While BMI is a widely used tool due to its simplicity and convenience, its accuracy and limitations should also be considered when interpreting the results as it only uses weight and height of an individual to measure, which may lead to inaccurate outcomes.

Here are some limitations of BMI:

Distinguish between Fat Mass and Muscle Mass: Muscles are usually denser and takes up less space, which can lead to misinterpretation of results. For example, an athlete or an individual with low body fat and high amount of muscle mass will be classified to be heavier or “overweight” using the BMI scale, leading to misinterpretation of their health status. Therefore, it is important to consider an individual’s body composition in addition to their bodyweight. 

Body Fat Distribution: BMI does not differentiate between subcutaneous fats and visceral fats. Visceral fats are found within our internal abdominal cavity, surrounding our internal organs and by have high amounts of it is often strongly associated with health risks such as cardiovascular diseases. As compared to subcutaneous fats that are stored in other parts of the body such as the hips and buttocks region. Since BMI does not consider what type and where the fats are stored, it can misclassify an individual’s health indication or risk of disease.

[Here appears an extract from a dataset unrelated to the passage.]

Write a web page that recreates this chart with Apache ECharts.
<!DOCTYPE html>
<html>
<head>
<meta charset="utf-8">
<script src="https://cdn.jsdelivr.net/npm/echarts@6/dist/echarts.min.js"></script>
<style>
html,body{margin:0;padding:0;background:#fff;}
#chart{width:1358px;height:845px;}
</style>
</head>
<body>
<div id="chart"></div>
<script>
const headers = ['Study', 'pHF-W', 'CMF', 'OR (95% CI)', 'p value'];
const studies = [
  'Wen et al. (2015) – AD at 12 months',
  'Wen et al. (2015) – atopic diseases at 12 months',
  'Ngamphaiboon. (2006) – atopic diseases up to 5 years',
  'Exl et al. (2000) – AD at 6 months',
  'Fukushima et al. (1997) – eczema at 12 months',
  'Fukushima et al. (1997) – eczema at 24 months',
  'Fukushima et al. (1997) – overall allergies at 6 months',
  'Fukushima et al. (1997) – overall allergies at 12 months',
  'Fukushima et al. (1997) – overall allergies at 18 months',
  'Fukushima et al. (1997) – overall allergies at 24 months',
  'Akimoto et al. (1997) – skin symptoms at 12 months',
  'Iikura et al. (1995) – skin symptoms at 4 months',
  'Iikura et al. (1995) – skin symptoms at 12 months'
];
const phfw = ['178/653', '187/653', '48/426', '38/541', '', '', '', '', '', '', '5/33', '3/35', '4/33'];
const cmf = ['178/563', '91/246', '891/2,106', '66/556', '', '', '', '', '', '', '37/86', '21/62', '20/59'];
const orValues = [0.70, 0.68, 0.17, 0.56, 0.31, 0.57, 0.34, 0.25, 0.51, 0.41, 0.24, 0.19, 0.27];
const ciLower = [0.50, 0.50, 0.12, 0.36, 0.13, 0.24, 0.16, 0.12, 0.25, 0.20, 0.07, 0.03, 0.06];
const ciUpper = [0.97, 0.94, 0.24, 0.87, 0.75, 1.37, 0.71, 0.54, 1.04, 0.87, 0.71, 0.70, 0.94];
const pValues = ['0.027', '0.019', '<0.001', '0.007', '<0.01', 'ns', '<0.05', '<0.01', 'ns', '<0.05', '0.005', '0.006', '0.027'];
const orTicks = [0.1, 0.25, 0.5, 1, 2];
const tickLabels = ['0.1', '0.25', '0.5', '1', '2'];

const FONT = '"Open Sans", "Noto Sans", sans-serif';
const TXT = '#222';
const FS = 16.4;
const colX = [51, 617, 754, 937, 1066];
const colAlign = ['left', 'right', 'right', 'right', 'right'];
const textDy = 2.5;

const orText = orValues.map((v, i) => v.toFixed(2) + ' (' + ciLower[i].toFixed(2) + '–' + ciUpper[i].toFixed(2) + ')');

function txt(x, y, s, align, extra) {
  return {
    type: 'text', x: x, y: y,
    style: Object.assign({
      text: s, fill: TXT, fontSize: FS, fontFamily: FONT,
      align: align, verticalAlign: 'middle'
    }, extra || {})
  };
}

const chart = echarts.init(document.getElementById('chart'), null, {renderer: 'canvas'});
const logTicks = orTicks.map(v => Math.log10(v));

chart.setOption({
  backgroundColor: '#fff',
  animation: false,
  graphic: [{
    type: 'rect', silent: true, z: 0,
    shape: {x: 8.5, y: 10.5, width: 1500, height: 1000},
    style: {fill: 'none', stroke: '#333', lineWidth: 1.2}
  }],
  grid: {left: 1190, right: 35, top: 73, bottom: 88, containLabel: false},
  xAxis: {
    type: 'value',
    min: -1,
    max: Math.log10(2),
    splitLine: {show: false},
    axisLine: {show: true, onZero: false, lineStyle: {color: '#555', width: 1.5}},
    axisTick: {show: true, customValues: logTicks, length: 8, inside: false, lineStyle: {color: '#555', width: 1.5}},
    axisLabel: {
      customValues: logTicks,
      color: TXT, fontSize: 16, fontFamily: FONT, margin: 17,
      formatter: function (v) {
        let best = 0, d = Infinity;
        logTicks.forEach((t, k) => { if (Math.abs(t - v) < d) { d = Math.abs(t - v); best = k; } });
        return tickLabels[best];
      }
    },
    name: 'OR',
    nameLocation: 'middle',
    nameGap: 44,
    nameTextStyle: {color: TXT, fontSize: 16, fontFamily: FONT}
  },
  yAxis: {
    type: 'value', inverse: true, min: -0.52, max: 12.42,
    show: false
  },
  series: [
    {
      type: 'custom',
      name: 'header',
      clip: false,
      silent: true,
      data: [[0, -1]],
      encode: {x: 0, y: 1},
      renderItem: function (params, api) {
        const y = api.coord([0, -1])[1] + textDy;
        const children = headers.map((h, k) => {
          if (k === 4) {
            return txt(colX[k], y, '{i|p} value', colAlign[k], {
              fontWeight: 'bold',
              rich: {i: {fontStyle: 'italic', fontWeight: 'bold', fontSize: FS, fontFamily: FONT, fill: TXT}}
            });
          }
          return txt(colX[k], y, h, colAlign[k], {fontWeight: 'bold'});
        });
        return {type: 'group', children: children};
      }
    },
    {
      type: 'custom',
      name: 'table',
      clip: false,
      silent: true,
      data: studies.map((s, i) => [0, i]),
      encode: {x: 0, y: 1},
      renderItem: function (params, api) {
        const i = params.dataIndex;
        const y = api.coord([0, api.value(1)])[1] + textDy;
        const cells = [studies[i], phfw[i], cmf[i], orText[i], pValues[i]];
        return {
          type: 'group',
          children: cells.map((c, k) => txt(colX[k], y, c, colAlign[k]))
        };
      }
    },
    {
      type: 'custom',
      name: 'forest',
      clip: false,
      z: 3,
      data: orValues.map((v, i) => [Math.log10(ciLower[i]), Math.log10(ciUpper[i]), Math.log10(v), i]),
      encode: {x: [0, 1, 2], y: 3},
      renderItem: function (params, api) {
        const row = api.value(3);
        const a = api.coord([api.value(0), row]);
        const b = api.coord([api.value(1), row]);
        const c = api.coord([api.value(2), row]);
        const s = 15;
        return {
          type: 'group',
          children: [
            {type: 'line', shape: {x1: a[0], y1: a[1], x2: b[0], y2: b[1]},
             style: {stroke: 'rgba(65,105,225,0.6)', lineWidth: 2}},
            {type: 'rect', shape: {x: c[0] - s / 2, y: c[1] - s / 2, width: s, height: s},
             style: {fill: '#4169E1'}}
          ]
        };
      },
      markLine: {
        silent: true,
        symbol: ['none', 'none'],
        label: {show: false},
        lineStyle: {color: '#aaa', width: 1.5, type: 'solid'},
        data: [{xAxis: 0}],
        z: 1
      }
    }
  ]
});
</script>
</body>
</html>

Other health assessments to consider:

Body Fat Percentage: Determining an individual’s amount of body fat in the body. It can distinguish an individual’s fat mass vs fat-free mass, which will be a more accurate representation of health indication. Assessment tools such as skinfold measurements, bioelectrical impedance analysers or dual-energy x-ray absorptiometry can be used to analyse. 

Waist-to-Hip Ratio: Measuring an individual’s waist and hip using a formula and determining the ratio against a measurement chart. A higher ratio will mean that there is a high amount of fats store in the belly region which is linked to a greater risk of developing chronic diseases.

Despite these limitations, BMI is still useful for assessing potential health risk relating to an individual’s bodyweight at a general population level due to its convenience and simplicity. However, it is recommended to interpret the results in-view with other health assessment measures to get the most accurate results. 


Flegal, K. M., Shepherd, J. A., Looker, A. C., Graubard, B. I., Borrud, L. G., & Ogden, C. L. (2009). Comparisons of percentage body fat, body mass index, waist circumference, and waist-stature ratio in adults. American Journal of Clinical Nutrition, 89(2), 500-508.

Yusuf, S., Hawken, S., Ounpuu, S., Dans, T., Avezum, A., Lanas, F., & Lisheng, L. (2004). Effect of potentially modifiable risk factors associated with myocardial infarction in 52 countries (the INTERHEART study): case-control study. The Lancet, 364(9438), 937-952.